§ **THE PROBLEM**:
Return the material exactly, first line through the line containing "const platePointer = platePointerX.map((x, i)", and nothing more. Pictures stay out.

§ **DATA SECTION**:
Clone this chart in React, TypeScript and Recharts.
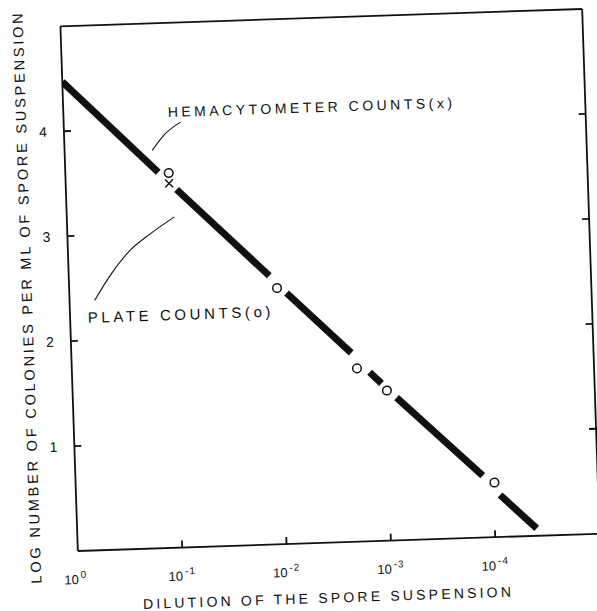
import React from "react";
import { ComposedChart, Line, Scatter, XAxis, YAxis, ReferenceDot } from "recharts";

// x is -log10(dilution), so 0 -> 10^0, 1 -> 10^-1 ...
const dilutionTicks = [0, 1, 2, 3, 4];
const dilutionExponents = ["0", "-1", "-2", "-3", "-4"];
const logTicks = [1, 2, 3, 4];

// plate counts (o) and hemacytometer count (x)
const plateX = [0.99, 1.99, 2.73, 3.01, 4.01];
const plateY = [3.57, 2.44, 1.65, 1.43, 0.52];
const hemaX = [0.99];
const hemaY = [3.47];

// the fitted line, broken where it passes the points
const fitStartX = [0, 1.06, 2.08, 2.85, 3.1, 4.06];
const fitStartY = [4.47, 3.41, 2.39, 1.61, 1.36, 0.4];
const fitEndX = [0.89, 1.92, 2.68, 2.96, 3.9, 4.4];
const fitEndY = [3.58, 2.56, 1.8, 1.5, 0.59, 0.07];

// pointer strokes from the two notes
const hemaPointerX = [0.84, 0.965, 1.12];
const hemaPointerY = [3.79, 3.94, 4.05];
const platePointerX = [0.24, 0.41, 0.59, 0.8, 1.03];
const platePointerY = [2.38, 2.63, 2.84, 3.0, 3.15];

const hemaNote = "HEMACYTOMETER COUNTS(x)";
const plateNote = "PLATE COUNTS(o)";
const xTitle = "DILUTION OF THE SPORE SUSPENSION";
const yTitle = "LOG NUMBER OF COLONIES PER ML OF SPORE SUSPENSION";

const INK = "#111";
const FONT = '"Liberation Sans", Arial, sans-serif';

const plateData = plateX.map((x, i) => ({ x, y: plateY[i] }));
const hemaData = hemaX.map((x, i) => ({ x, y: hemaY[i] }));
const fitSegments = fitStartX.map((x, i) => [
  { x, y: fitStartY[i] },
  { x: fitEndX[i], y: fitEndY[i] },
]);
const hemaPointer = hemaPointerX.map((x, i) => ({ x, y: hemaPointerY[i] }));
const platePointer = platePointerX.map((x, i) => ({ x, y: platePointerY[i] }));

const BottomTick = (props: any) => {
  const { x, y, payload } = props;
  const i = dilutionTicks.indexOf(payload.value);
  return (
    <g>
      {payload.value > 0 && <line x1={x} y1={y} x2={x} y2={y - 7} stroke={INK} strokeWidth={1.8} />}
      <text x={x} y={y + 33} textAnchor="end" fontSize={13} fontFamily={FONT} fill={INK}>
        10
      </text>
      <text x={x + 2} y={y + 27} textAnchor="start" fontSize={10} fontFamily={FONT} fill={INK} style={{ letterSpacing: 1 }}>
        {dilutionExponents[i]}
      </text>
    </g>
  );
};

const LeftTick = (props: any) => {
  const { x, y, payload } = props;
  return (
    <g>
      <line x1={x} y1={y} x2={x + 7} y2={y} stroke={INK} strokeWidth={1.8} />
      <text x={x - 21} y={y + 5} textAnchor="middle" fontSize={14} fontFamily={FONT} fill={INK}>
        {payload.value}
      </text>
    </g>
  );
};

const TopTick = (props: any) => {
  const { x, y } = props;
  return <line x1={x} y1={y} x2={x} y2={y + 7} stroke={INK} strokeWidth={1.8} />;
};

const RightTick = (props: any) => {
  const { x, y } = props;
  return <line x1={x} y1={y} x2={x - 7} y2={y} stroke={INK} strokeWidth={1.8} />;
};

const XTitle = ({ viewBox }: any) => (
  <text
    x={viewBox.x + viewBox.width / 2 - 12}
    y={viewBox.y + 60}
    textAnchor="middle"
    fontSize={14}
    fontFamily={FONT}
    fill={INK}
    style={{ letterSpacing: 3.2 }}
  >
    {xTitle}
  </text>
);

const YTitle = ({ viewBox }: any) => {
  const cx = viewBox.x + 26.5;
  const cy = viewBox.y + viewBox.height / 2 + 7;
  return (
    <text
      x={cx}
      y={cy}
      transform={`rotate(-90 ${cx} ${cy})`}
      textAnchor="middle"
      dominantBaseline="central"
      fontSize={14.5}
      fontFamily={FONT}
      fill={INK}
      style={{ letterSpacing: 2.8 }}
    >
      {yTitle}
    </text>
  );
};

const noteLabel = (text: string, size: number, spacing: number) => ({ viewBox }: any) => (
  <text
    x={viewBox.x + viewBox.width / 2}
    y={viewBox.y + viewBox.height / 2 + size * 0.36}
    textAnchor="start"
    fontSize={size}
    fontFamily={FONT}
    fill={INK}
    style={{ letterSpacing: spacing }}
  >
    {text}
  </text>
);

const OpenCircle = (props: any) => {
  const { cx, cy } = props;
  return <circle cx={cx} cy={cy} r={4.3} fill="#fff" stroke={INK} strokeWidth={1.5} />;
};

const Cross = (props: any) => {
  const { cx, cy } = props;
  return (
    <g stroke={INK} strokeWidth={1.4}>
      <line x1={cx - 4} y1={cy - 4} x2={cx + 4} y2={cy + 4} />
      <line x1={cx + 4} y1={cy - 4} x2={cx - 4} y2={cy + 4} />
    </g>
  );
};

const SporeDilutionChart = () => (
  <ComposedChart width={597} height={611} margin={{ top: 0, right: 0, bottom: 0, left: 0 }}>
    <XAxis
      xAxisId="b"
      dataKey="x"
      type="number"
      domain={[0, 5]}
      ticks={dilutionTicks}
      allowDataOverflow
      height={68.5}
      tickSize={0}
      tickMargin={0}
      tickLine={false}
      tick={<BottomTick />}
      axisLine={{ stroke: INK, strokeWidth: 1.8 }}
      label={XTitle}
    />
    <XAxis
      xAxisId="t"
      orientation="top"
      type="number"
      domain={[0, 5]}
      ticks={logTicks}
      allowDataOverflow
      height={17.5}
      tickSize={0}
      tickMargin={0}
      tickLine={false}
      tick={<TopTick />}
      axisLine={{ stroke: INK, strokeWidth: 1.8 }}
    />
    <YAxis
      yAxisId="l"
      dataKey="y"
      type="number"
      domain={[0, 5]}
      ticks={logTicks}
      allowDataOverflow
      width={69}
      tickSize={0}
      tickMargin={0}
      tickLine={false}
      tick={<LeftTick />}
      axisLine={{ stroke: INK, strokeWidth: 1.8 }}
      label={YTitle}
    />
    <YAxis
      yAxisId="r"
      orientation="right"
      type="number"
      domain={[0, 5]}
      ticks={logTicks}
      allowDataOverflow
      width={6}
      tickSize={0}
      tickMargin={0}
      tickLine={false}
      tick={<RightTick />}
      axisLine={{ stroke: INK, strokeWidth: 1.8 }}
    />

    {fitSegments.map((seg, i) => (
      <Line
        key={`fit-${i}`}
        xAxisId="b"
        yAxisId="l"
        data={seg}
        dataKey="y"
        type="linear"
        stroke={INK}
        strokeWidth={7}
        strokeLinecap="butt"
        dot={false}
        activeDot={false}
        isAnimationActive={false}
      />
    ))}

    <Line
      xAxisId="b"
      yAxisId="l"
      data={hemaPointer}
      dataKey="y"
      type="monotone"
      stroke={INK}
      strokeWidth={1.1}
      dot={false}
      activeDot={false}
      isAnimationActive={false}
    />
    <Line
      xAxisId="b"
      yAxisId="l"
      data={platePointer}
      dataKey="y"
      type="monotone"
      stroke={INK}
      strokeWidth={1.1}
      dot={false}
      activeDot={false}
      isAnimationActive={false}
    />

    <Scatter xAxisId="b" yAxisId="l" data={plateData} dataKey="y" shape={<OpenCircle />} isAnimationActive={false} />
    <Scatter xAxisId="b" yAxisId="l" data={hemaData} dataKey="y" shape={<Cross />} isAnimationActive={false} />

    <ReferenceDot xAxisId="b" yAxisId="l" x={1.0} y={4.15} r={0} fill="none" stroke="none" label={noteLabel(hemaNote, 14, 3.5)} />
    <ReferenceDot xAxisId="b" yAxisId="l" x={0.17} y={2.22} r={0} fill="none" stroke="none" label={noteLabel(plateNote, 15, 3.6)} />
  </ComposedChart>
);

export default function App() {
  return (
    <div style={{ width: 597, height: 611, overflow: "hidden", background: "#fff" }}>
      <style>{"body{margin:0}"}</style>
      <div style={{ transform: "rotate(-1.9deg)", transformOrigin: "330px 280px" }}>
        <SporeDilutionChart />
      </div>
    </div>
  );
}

§ **SOLUTION TO THIS TASK**:
Clone this chart in React, TypeScript and Recharts.
import React from "react";
import { ComposedChart, Line, Scatter, XAxis, YAxis, ReferenceDot } from "recharts";

// x is -log10(dilution), so 0 -> 10^0, 1 -> 10^-1 ...
const dilutionTicks = [0, 1, 2, 3, 4];
const dilutionExponents = ["0", "-1", "-2", "-3", "-4"];
const logTicks = [1, 2, 3, 4];

// plate counts (o) and hemacytometer count (x)
const plateX = [0.99, 1.99, 2.73, 3.01, 4.01];
const plateY = [3.57, 2.44, 1.65, 1.43, 0.52];
const hemaX = [0.99];
const hemaY = [3.47];

// the fitted line, broken where it passes the points
const fitStartX = [0, 1.06, 2.08, 2.85, 3.1, 4.06];
const fitStartY = [4.47, 3.41, 2.39, 1.61, 1.36, 0.4];
const fitEndX = [0.89, 1.92, 2.68, 2.96, 3.9, 4.4];
const fitEndY = [3.58, 2.56, 1.8, 1.5, 0.59, 0.07];

// pointer strokes from the two notes
const hemaPointerX = [0.84, 0.965, 1.12];
const hemaPointerY = [3.79, 3.94, 4.05];
const platePointerX = [0.24, 0.41, 0.59, 0.8, 1.03];
const platePointerY = [2.38, 2.63, 2.84, 3.0, 3.15];

const hemaNote = "HEMACYTOMETER COUNTS(x)";
const plateNote = "PLATE COUNTS(o)";
const xTitle = "DILUTION OF THE SPORE SUSPENSION";
const yTitle = "LOG NUMBER OF COLONIES PER ML OF SPORE SUSPENSION";

const INK = "#111";
const FONT = '"Liberation Sans", Arial, sans-serif';

const plateData = plateX.map((x, i) => ({ x, y: plateY[i] }));
const hemaData = hemaX.map((x, i) => ({ x, y: hemaY[i] }));
const fitSegments = fitStartX.map((x, i) => [
  { x, y: fitStartY[i] },
  { x: fitEndX[i], y: fitEndY[i] },
]);
const hemaPointer = hemaPointerX.map((x, i) => ({ x, y: hemaPointerY[i] }));
const platePointer = platePointerX.map((x, i) => ({ x, y: platePointerY[i] }));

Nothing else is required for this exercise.